À La Réunion, les drogues synthétiques ne sont plus une menace invisible. En 2025, elles s’imposent dans les rues, dans les quartiers… et dans les urgences.
Des substances puissantes, bon marché, et souvent mortelles. Derrière les noms de code comme « B13 », « Dou » ou encore « protonitazène », se cache un fléau social, sanitaire… et criminel.
Depuis plusieurs années, La Réunion est confrontée à l’essor fulgurant des drogues de synthèse. Fabriquées en laboratoire, ces substances — MDMA, cathinones, cannabinoïdes artificiels — sont plus puissantes, plus addictives, et souvent vendues sur Internet ou via des réseaux discrets. Elles ciblent surtout les jeunes, les précaires… et les désespérés.
Depuis 2023, les produits comme le « Dou », le « B13 » ou le tristement célèbre protonitazène font des ravages. Ce dernier, un opioïde de synthèse extrêmement toxique, a déjà causé 3 décès à La Réunion, selon l’Agence Régionale de Santé (ARS) Réunion et Police et Gendarmerie de La Réunion.
Les services de santé tirent la sonnette d’alarme. Les cas d’intoxications graves se multiplient. Les urgences sont saturées. Et les équipes de terrain évoquent un changement profond des profils d’usagers : plus jeunes, plus isolés, et de plus en plus accros, selon la presse Réunionnaise La 1ere.

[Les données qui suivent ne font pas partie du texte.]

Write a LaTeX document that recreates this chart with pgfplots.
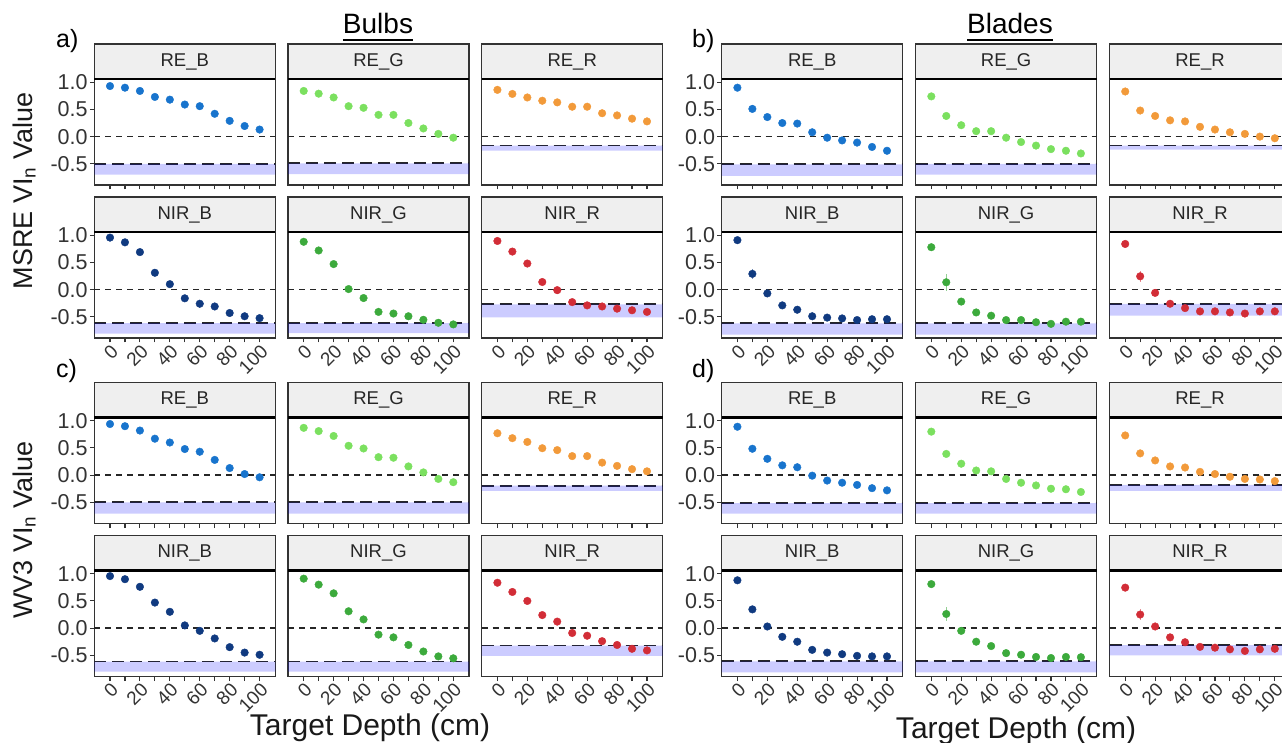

Côté répression, les forces de l’ordre ont démantelé en 2024 un réseau de trafic de drogues synthétiques opérant entre l’île, la métropole et les Pays-Bas. Bilan : 900 000 euros en liquide saisis, des colis de drogue pure interceptés, et cinq suspects en attente de jugement, risquant jusqu’à 20 ans de prison. L’aréroport Roland-Garros est désormais sous haute surveillance. En juin 2025, une opération de grande ampleur a mobilisé une centaine de policiers et douaniers. Objectif : détecter les « mules », ces personnes — souvent jeunes, sous emprise ou endettées — qui transportent la drogue dans leurs valises… ou dans leur corps selon la presse réunionnaise.
Entre 2021 et 2024, les saisies de cocaïne ont été multipliées par sept. La résine de zamal est passée de 41 kg à près de 500 kg. Le crack, encore inexistant il y a deux ans, circule désormais dans les rues. Quant aux mules, leur nombre a triplé : 8 interpellations en 2021 contre 24 en 2024 selon la Police et Gendarmerie de La Réunion.
La Réunion devient peu à peu une plaque tournante du trafic international, entre Madagascar, Maurice, l’Afrique de l’Est et l’Hexagone. Face à ce fléau, l’ARS a renforcé les dispositifs d’aide, notamment via les CSAPA — Centres de soins, d’accompagnement et de prévention en addictologie. Rappelons que la consommation ou la détention de stupéfiants est passible d’une amende de 200 euros, pouvant aller jusqu’à un an de prison et 3 750 euros d’amende selon la loi réunionnaise. Le trafic, même sans but lucratif, est un crime puni jusqu’à dix ans d’emprisonnement, avec des peines plus lourdes si des mineurs sont impliqués ou si l’infraction a lieu près d’un établissement scolaire.